Captain Seven shuffled forward. The bottoms of his faded bell-bottom jeans scraped at the floor. He was wearing a tie-dyed shirt and had captured his wild hair in a ponytail.
“Better make that two hits,” he said with a wink to Kimberlain. “I’m starting to like it here, Ferryman. Might think about renting one of their many vacant rooms.”
“I’m not going to stand here and listen to all this,” Vogelhut shot out.
He had started back down the corridor when Captain Seven hit a switch that activated all twelve of the television monitors on the wall before him. The glare bathed the corridor in dull light as the pictures came to life. Vogelhut stopped and turned around.
“Look familiar?” Captain Seven wanted to know.
Displayed on the screens were various shots of the prisoners who had escaped from The Locks still in their cells, seen as they had been that last night just prior to the blackout. Vogelhut drew closer and scanned them quickly.
“We make tapes,” he said. “Standard procedure.”
“And this is a recording of the night in question?”
“Right.”
“Wrong, Vogey.”
“What do you mean?”
“Leeds and the others were long gone before the power went south. Thing was, your boys didn’t know it.”
“Let’s start at the beginning,” Seven said over Vogelhut’s insistent protests. “What time were your animals fed that evening?”
“According to the logs, between six and six-thirty.”
“And the blackout occurred at …”
“Eleven-thirty, give or take a few minutes.”
“So that gave our boys a roughly five-hour time frame in which to disappear.”
“But I saw them,” Vogelhut argued. “I saw them in their cells when I got back.”

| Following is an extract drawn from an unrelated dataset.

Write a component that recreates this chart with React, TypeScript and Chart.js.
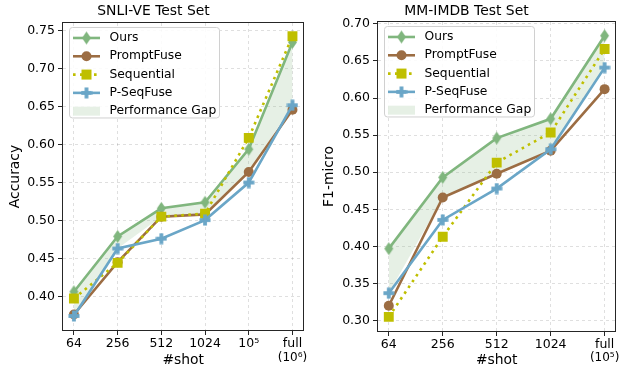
import React, { useEffect, useRef } from "react";
import { Chart, registerables } from "chart.js";

Chart.register(...registerables);

// ---------- data ----------
const seriesNames = ["Ours", "PromptFuse", "Sequential", "P-SeqFuse"];
const gapLabel = "Performance Gap";

const snliTitle = "SNLI-VE Test Set";
const snliYLabel = "Accuracy";
const snliCategories = ["64", "256", "512", "1024", "10⁵", "full"];
const snliFullNote = "(10⁶)";
const snliOurs = [0.406, 0.479, 0.516, 0.524, 0.594, 0.735];
const snliPromptFuse = [0.376, 0.445, 0.505, 0.508, 0.564, 0.646];
const snliSequential = [0.397, 0.444, 0.505, 0.509, 0.609, 0.743];
const snliPSeqFuse = [0.374, 0.463, 0.476, 0.5005, 0.55, 0.652];
const snliYTicks = [0.4, 0.45, 0.5, 0.55, 0.6, 0.65, 0.7, 0.75];

const mmTitle = "MM-IMDB Test Set";
const mmYLabel = "F1-micro";
const mmCategories = ["64", "256", "512", "1024", "full"];
const mmFullNote = "(10⁵)";
const mmOurs = [0.397, 0.493, 0.546, 0.572, 0.684];
const mmPromptFuse = [0.32, 0.466, 0.498, 0.529, 0.612];
const mmSequential = [0.305, 0.413, 0.513, 0.5535, 0.666];
const mmPSeqFuse = [0.337, 0.4357, 0.478, 0.531, 0.641];
const mmYTicks = [0.3, 0.35, 0.4, 0.45, 0.5, 0.55, 0.6, 0.65, 0.7];

// ---------- styles ----------
const GREEN = "#80b67e";
const BROWN = "#9c6d43";
const YELLOW = "#bfbf00";
const BLUE = "#6aa6c7";
const FILL = "rgba(128,182,126,0.2)";
const FONT = "'DejaVu Sans', sans-serif";

function makeDiamond(color: string) {
  const c = document.createElement("canvas");
  c.width = 11;
  c.height = 15;
  const ctx = c.getContext("2d")!;
  ctx.fillStyle = color;
  ctx.beginPath();
  ctx.moveTo(5.5, 1);
  ctx.lineTo(10, 7.5);
  ctx.lineTo(5.5, 14);
  ctx.lineTo(1, 7.5);
  ctx.closePath();
  ctx.fill();
  return c;
}

function makePlus(color: string) {
  const c = document.createElement("canvas");
  c.width = 12;
  c.height = 12;
  const ctx = c.getContext("2d")!;
  ctx.fillStyle = color;
  const s = 11, t = 3.8, m = 6;
  ctx.fillRect(m - s / 2, m - t / 2, s, t);
  ctx.fillRect(m - t / 2, m - s / 2, t, s);
  return c;
}

type Panel = {
  title: string;
  yLabel: string;
  categories: string[];
  note: string;
  ours: number[];
  promptFuse: number[];
  sequential: number[];
  pSeqFuse: number[];
  yTicks: number[];
  yMin: number;
  yMax: number;
  yWidth: number;
  xHeight: number;
  padRight: number;
  titleBottomPad: number;
  yTitlePad: number;
};

function buildConfig(p: Panel, markers: { diamond: any; plus: any }): any {
  const n = p.categories.length;
  const pts = (arr: number[]) => arr.map((v, i) => ({ x: i, y: v }));
  const gapLower = p.promptFuse.map((v, i) => Math.max(v, p.pSeqFuse[i]));

  const datasets: any[] = [
    {
      label: seriesNames[0],
      data: pts(p.ours),
      borderColor: GREEN,
      backgroundColor: FILL,
      pointBackgroundColor: GREEN,
      pointBorderColor: GREEN,
      borderWidth: 2.6,
      pointStyle: markers.diamond,
      pointRadius: 6,
      fill: { target: 4 },
      order: 4,
      _legend: { style: "diamond" },
    },
    {
      label: seriesNames[1],
      data: pts(p.promptFuse),
      borderColor: BROWN,
      backgroundColor: BROWN,
      pointBackgroundColor: BROWN,
      pointBorderColor: BROWN,
      borderWidth: 2.6,
      pointStyle: "circle",
      pointRadius: 5,
      pointBorderWidth: 0,
      fill: false,
      order: 3,
      _legend: { style: "circle" },
    },
    {
      label: seriesNames[2],
      data: pts(p.sequential),
      borderColor: YELLOW,
      backgroundColor: YELLOW,
      pointBackgroundColor: YELLOW,
      pointBorderColor: YELLOW,
      borderWidth: 2.6,
      borderDash: [2.6, 4.4],
      borderCapStyle: "butt",
      pointStyle: "rect",
      pointRadius: 7,
      pointBorderWidth: 0,
      fill: false,
      order: 2,
      _legend: { style: "rect" },
    },
    {
      label: seriesNames[3],
      data: pts(p.pSeqFuse),
      borderColor: BLUE,
      backgroundColor: BLUE,
      pointBackgroundColor: BLUE,
      pointBorderColor: BLUE,
      borderWidth: 2.6,
      pointStyle: markers.plus,
      pointRadius: 6,
      fill: false,
      order: 1,
      _legend: { style: "plus" },
    },
    {
      label: gapLabel,
      data: pts(gapLower),
      borderColor: "rgba(0,0,0,0)",
      borderWidth: 0,
      pointRadius: 0,
      fill: false,
      order: 5,
    },
  ];

  const legendPlugin = {
    id: "customLegend",
    afterDatasetsDraw(chart: any) {
      const ctx = chart.ctx;
      const a = chart.chartArea;
      const lx = a.left + 6.5;
      const ly = a.top + 4.5;
      const bw = 150;
      const bh = 90.5;
      ctx.save();
      ctx.beginPath();
      if (ctx.roundRect) ctx.roundRect(lx, ly, bw, bh, 3);
      else ctx.rect(lx, ly, bw, bh);
      ctx.fillStyle = "rgba(255,255,255,0.85)";
      ctx.fill();
      ctx.strokeStyle = "#d0d0d0";
      ctx.lineWidth = 1;
      ctx.stroke();
      ctx.font = `12.3px ${FONT}`;
      ctx.textBaseline = "middle";
      ctx.textAlign = "left";
      const x0 = lx + 3.5, x1 = lx + 30.5, xc = (x0 + x1) / 2;
      for (let i = 0; i < 5; i++) {
        const ds = chart.data.datasets[i];
        const y = ly + 10.5 + i * 18.3;
        if (i < 4) {
          ctx.save();
          ctx.strokeStyle = ds.borderColor;
          ctx.lineWidth = ds.borderWidth;
          ctx.setLineDash(ds.borderDash || []);
          ctx.lineCap = "butt";
          ctx.beginPath();
          ctx.moveTo(x0, y);
          ctx.lineTo(x1, y);
          ctx.stroke();
          ctx.restore();
          const st = ds._legend.style;
          ctx.fillStyle = ds.borderColor;
          if (st === "diamond" || st === "plus") {
            const img = ds.pointStyle;
            ctx.drawImage(img, xc - img.width / 2, y - img.height / 2);
          } else if (st === "circle") {
            ctx.beginPath();
            ctx.arc(xc, y, 5, 0, Math.PI * 2);
            ctx.fill();
          } else {
            ctx.fillRect(xc - 5, y - 5, 10, 10);
          }
        } else {
          ctx.fillStyle = FILL;
          ctx.fillRect(x0, y - 4.5, x1 - x0, 9);
        }
        ctx.fillStyle = "#000";
        ctx.fillText(ds.label, lx + 40, y);
      }
      ctx.restore();
    },
    afterDraw(chart: any) {
      const ctx = chart.ctx;
      const a = chart.chartArea;
      ctx.save();
      ctx.strokeStyle = "#262626";
      ctx.lineWidth = 1;
      ctx.strokeRect(Math.round(a.left) - 0.5, Math.round(a.top) - 0.5, Math.round(a.right - a.left) + 1, Math.round(a.bottom - a.top) + 1);
      const xs = chart.scales.x;
      const px = xs.getPixelForValue(n - 1);
      ctx.font = `12px ${FONT}`;
      ctx.fillStyle = "#000";
      ctx.textAlign = "center";
      ctx.textBaseline = "middle";
      ctx.fillText(p.note, px, 358);
      ctx.restore();
    },
  };

  const gridCommon = {
    color: "rgba(0,0,0,0.16)",
    lineWidth: 0.8,
    tickColor: "#262626",
    tickLength: 5,
    tickWidth: 1,
    tickBorderDash: [],
  };

  return {
    type: "line",
    data: { datasets },
    options: {
      animation: false,
      responsive: false,
      events: [],
      layout: { padding: { left: 0, right: p.padRight, top: 0, bottom: 0 } },
      plugins: {
        legend: { display: false },
        tooltip: { enabled: false },
        filler: { drawTime: "beforeDatasetsDraw" },
        title: {
          display: true,
          text: p.title,
          color: "#000",
          font: { family: FONT, size: 13.9, weight: "normal" },
          padding: { top: 3, bottom: p.titleBottomPad },
        },
      },
      elements: { line: { tension: 0 } },
      scales: {
        x: {
          type: "linear",
          min: -0.05 * (n - 1),
          max: (n - 1) * 1.05,
          afterBuildTicks: (s: any) => {
            s.ticks = p.categories.map((_, i) => ({ value: i }));
          },
          afterFit: (s: any) => {
            s.height = p.xHeight;
          },
          ticks: {
            color: "#000",
            font: { family: FONT, size: 12.5 },
            padding: 1,
            maxRotation: 0,
            autoSkip: false,
            callback: (_v: any, i: number) => p.categories[i],
          },
          grid: gridCommon,
          border: { display: false, dash: [3, 3] },
          title: {
            display: true,
            text: "#shot",
            color: "#000",
            font: { family: FONT, size: 13.9 },
            padding: { top: 0, bottom: 1.7 },
          },
        },
        y: {
          type: "linear",
          min: p.yMin,
          max: p.yMax,
          afterBuildTicks: (s: any) => {
            s.ticks = p.yTicks.map((v) => ({ value: v }));
          },
          afterFit: (s: any) => {
            s.width = p.yWidth;
          },
          ticks: {
            color: "#000",
            font: { family: FONT, size: 12.5 },
            padding: 3,
            callback: (v: any) => Number(v).toFixed(2),
          },
          grid: gridCommon,
          border: { display: false, dash: [3, 3] },
          title: {
            display: true,
            text: p.yLabel,
            color: "#000",
            font: { family: FONT, size: 13.9 },
            padding: { top: p.yTitlePad, bottom: 0 },
          },
        },
      },
    },
    plugins: [legendPlugin],
  };
}

export default function App() {
  const leftRef = useRef<HTMLCanvasElement>(null);
  const rightRef = useRef<HTMLCanvasElement>(null);

  useEffect(() => {
    const markers = { diamond: makeDiamond(GREEN), plus: makePlus(BLUE) };
    const left: Panel = {
      title: snliTitle,
      yLabel: snliYLabel,
      categories: snliCategories,
      note: snliFullNote,
      ours: snliOurs,
      promptFuse: snliPromptFuse,
      sequential: snliSequential,
      pSeqFuse: snliPSeqFuse,
      yTicks: snliYTicks,
      yMin: 0.3555,
      yMax: 0.7605,
      yWidth: 63,
      xHeight: 40,
      padRight: 5,
      titleBottomPad: 3.3,
      yTitlePad: 7,
    };
    const right: Panel = {
      title: mmTitle,
      yLabel: mmYLabel,
      categories: mmCategories,
      note: mmFullNote,
      ours: mmOurs,
      promptFuse: mmPromptFuse,
      sequential: mmSequential,
      pSeqFuse: mmPSeqFuse,
      yTicks: mmYTicks,
      yMin: 0.286,
      yMax: 0.7025,
      yWidth: 66,
      xHeight: 39,
      padRight: 3,
      titleBottomPad: 2.3,
      yTitlePad: 8.7,
    };
    const c1 = new Chart(leftRef.current!, buildConfig(left, markers));
    const c2 = new Chart(rightRef.current!, buildConfig(right, markers));
    return () => {
      c1.destroy();
      c2.destroy();
    };
  }, []);

  return (
    <div style={{ position: "absolute", left: 0, top: 0, width: 624, height: 370, background: "#fff" }}>
      <canvas ref={leftRef} width={312} height={370} style={{ position: "absolute", left: 0, top: 0, width: 312, height: 370 }} />
      <canvas ref={rightRef} width={312} height={370} style={{ position: "absolute", left: 312, top: 0, width: 312, height: 370 }} />
    </div>
  );
}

“You saw them in their cells, Vogey, but they weren’t there. You told me your standard procedure is to make tapes. Twelve cameras means twelve tracks. Pretty complicated stuff.”
“It’s a complicated system. Most technologically advanced in existence.”
“Not quite. NASA’s version has a few yards on yours and so does mine. You coulda done better. Too bad you didn’t.”
“Why?”
“Because it gave Leeds and the others their way out,” Captain Seven continued. “See, there’s a recording device about four times the size of a normal VCR built into the guts of your circuit panel. Tapes are about three times the size. You want to check the animals the next day, you tell the computer which cell you want to peek into and that’s the view comes up on your screen.”
“I know that,” said Vogelhut. “It was designed to my specifications.”
“Bad specs.”
“What?”
“Flaws. Weaknesses.”
“This is crazy!”
“No,” Seven said, tapping the main control board, “this is shit. Seventh grader could have put a better one together for his science fair, you ask me. Jesus Christ, you really don’t get it, do you?” the captain continued. The three men were bathed in the haze of the dozen television screens that flickered around them. “Somebody dipped into your system, Vogey. Somebody did some rewiring that turned your monitor recording equipment into a player.”